Years later, they found their way back to each other.
Not as teenagers. Not as people chasing chaos. But as adults who had already paid for their past.
“We got back together as grown-ups,” Mark says.
The difference matters. This wasn’t a reunion built on nostalgia. It was built on alignment. They weren’t trying to save each other anymore. They were finally moving in the same direction.
Today, the proof isn’t in speeches or slogans. It’s in details.
Properties. Not one, several. One they live in. Others generating income. Another on the way. A trust set up for their kids so the instability they grew up with doesn’t repeat itself.

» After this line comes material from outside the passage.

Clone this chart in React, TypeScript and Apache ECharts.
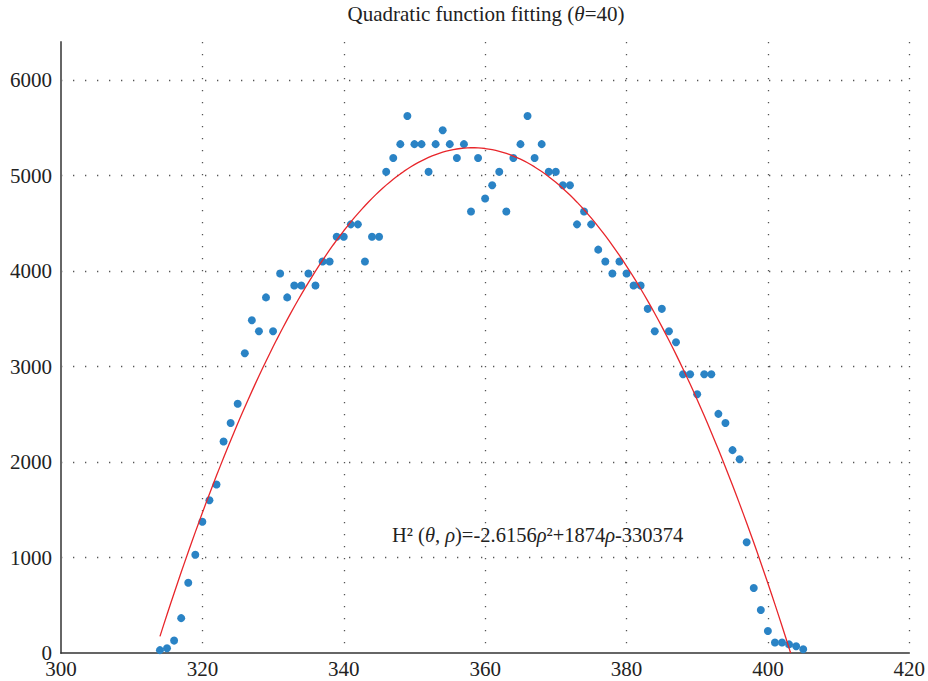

“We’re building our empire,” Mark says, and it doesn’t sound like bravado. It sounds like insurance.
They don’t talk about success like people who are trying to sell you something. They talk about it the way people do when they’ve lost everything before and aren’t interested in losing it again.
They talk about buying property the same way they talk about survival, carefully, practically, without fantasy. Not chasing what looks good, but what lasts. Old houses built by craftsmen. Places they can work on themselves. Decisions made with the long view in mind.
“We want this to stay in our family,” Mark says. “This is for our kids.”
That’s the through line now. Everything runs through that filter. Not ego. Not status. Stability. Insurance against the chaos they already know too well.
They don’t pretend Houston suddenly became easy. They know the city will test you. They’ve already been tested here, in ways that don’t make it into brochures or highlight reels. But they also know what Houston rewards: people who are willing to put in the work, people who don’t wait to be invited, people who understand that opportunity doesn’t come dressed up.
They talk about community the same way they talk about money, something you build, not something you’re owed.
“Be cool with your local convenience store guy,” Zoe says, half-smiling.
It sounds small until you understand what she means. Don’t judge people. Don’t look past the ones who show up in your life every day. Respect the people around you. Build relationships where you are.
Mark nods. He takes it further.
“Make friends with the person next to you at the bus stop,” he says. “The guy on the bench. The cashier. Some of the best conversations I’ve ever had were with total strangers.”
This is how they survived. This is how they came back. Not through shortcuts or saviors, but through willpower, work, and people.
They were together when they were teenagers, spiraling. They lived separate lives that nearly destroyed them. And years later, they found each other again, not because the past pulled them back, but because they were finally strong enough to move forward together.
Standing in Third Ward now, in a place that used to demand vigilance and now feels almost ordinary, their story doesn’t sound like triumph. It sounds like resolve.
They didn’t erase who they were.
They outgrew it.
And in a city that offers everything, good and bad, they learned how to choose, deliberately, what kind of life to build next.